[Users] Checkpoint/recovery inconsistencies

Tue Jul 19 21:59:53 CDT 2011

On Tue, Jul 19, 2011 at 10:43 PM, Luca Baiotti
<baiotti at ile.osaka-u.ac.jp> wrote:
> This is really good news! Thank you and congratulations. It was really a
> long-standing problem (and hard to investigate).
>
> Questions:
>
> - In the diff, which version of carpet do the changes refer to? (All?)

This refers to the Mercurial version.

> - When do you plan to commit the changes to the repositories?

Very soon.

-erik

> Thanks,
>
> Luca
>
>
>
> On 20/7/11 11:21 AM, Erik Schnetter wrote:
>> Christian Ott, Peter Diener, and I tracked down a set of
>> checkpointing/recovery inconsistencies in the Einstein Toolkit. This
>> means that many variables had different values after checkpointing and
>> then recovering them, which should not be the case. We were careful
>> not to use MPI, OpenMP, or any kind of compiler optimisations, so
>> these inconsistencies represent real changes.
>>
>> We found a series of problems, and we have now one possible
>> correction. Unfortunately, this requires changes to several thorns,
>> mostly to schedule.ccl declarations, but also to Carpet. In addition,
>> we find that it is impossible to re-calculate PseudoEvolution
>> variables after recovery -- they have to be checkpointed. In other
>> words, variables such as ADMBase, TmunuBase, or other variables with 3
>> timelevels need to be checkpointed to be consistent.
>>
>> (Many of the inconsistencies are small, and are caused by differences
>> in the discretisation error. That is, they will vanish in the
>> continuum limit. However, one of the design principles of the Einstein
>> Toolkit is that results should be as much as possible independent of
>> the number of MPI processes, OpenMP threads, and
>> checkpointing/recovery. Disabling checkpointing of such variables
>> could be implemented depending on a parameter, which would also need
>> to ensure that these variables are then recalculated -- with slightly
>> different values -- after recovery. In particular, this would require
>> a new schedule bin in Carpet that is executed after recovery for all
>> timelevels, or alternatively a new schedule option that requests this
>> behaviour from Carpet.)
>>
>>
>>
>> The necessary changes to correct these inconsistencies are in detail:
>>
>> 1. All variables with 3 timelevels need to be checkpointed.
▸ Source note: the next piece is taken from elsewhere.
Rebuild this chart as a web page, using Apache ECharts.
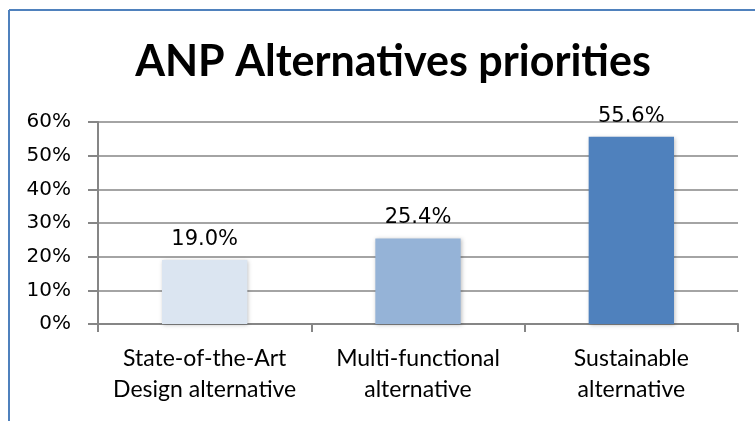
<!DOCTYPE html>
<html>
<head>
<meta charset="utf-8">
<script src="https://cdn.jsdelivr.net/npm/echarts@6/dist/echarts.min.js"></script>
<style>
	html, body { margin: 0; padding: 0; background: #fff; }
	#chart { width: 755px; height: 421px; }
</style>
</head>
<body>
<div id="chart"></div>
<script>
var categories = ['State-of-the-Art\nDesign alternative', 'Multi-functional\nalternative', 'Sustainable\nalternative'];
var values = [19.0, 25.4, 55.6];
var barColors = ['#dbe5f1', '#95b3d7', '#4f81bd'];

var chart = echarts.init(document.getElementById('chart'));

var option = {
	animation: false,
	title: {
		text: 'ANP Alternatives priorities',
		left: 388,
		top: 36,
		textAlign: 'center',
		textStyle: {
			fontFamily: 'Lato',
			fontWeight: 'bold',
			fontSize: 43,
			color: '#000'
		}
	},
	graphic: [
		// chart frame (left and top edges visible)
		{ type: 'line', shape: { x1: 9, y1: 10, x2: 9, y2: 421 }, style: { stroke: '#4f81bd', lineWidth: 2 } },
		{ type: 'line', shape: { x1: 9, y1: 10, x2: 755, y2: 10 }, style: { stroke: '#4f81bd', lineWidth: 2 } }
	],
	grid: {
		left: 98,
		right: 17,
		top: 122,
		bottom: 97
	},
	xAxis: {
		type: 'category',
		data: categories,
		axisLine: { lineStyle: { color: '#868686', width: 2 } },
		axisTick: { show: true, length: 8, lineStyle: { color: '#868686', width: 2 } },
		axisLabel: {
			interval: 0,
			hideOverlap: false,
			margin: 19,
			fontFamily: 'Lato',
			fontSize: 23,
			lineHeight: 31,
			color: '#000'
		}
	},
	yAxis: {
		type: 'value',
		min: 0,
		max: 60,
		interval: 10,
		axisLine: { show: true, lineStyle: { color: '#868686', width: 2 } },
		axisTick: { show: true, length: 10, lineStyle: { color: '#868686', width: 2 } },
		splitLine: { lineStyle: { color: '#868686', width: 1.5 } },
		axisLabel: {
			margin: 27,
			formatter: '{value}%',
			fontFamily: 'DejaVu Sans',
			fontSize: 20,
			color: '#000'
		}
	},
	series: [{
		type: 'bar',
		barWidth: '40%',
		data: values.map(function(v, i) {
			return { value: v, itemStyle: { color: barColors[i] } };
		}),
		itemStyle: {
			shadowColor: 'rgba(0,0,0,0.25)',
			shadowBlur: 4,
			shadowOffsetX: 1,
			shadowOffsetY: 1
		},
		label: {
			show: true,
			position: 'top',
			distance: 10,
			formatter: function(p) { return p.value.toFixed(1) + '%'; },
			fontFamily: 'DejaVu Sans',
			fontSize: 21,
			color: '#000'
		}
	}]
};

chart.setOption(option);
</script>
</body>
</html>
This
>> affects ADMBase, TmunuBase, ML_ADMConstraints, ML_ADMQuantities, and
>> the BSSN constraints in ML_BSSN. Since this depends on the number of
>> timelevels, care has to be taken to make the right decision at run
>> time.
>>
>> 2. The schedule group MoL_PseudoEvolution must not be scheduled in
>> post_recover_variables -- since these variables are checkpointed, they
>> do not need to be recalculated.
>>
>> 3. Carpet cannot execute the post_recover_variables bin on the past
>> timelevels, since applying boundary conditions to past timelevels
>> includes prolongation, and the time interpolation necessary for this
>> would have a different discretisation error.
>>
>> 4. Carpet traversed the PostRestrict bin in the incorrect order. It
>> traversed from finest to coarsest (the same order in which restriction
>> has to be applied), but because fine grid boundaries may be
>> interpolate from coarse grid boundaries, this bin must be traversed
>> from coarsest to finest.
>>
>> 5. The scheduling of GRHydro and HydroBase is off in certain places.
>>
>> 6. The scheduling of NaNChecker leaves the NaNmask uninitialised after recovery.
>>
>> 7. The scheduling of various Kranc generated thorns is off in certain places.
>>
>> 8. Certain schedule items requiring the ADMBase variables are executed
>> in the incorrect order, i.e. before the ADMBase variables were
>> available.
>>
>> I attach a diff of a possible set of corrections. However:
>> - This diff does not correct handling the TmunuBase variables -- they
>> are still not checkpointed if they have multiple timelevels. I believe
>> this should be done by thorn TmunuBase itself.
>> - Similarly, handling checkpointing of the ADMBase variables should be
>> moved from ML_BSSN_Helper to ADMBase itself.
>> - I think a new schedule group MoL_PseudoEvolutionBoundaries would
>> make sense, as this would simplify the schedule of thorns which use
>> MoL_PseudoEvolution.
>>
>> -erik
> _______________________________________________
> Users mailing list
> Users at einsteintoolkit.org
> http://lists.einsteintoolkit.org/mailman/listinfo/users
>

-- 
Erik Schnetter <schnetter at cct.lsu.edu>   http://www.cct.lsu.edu/~eschnett/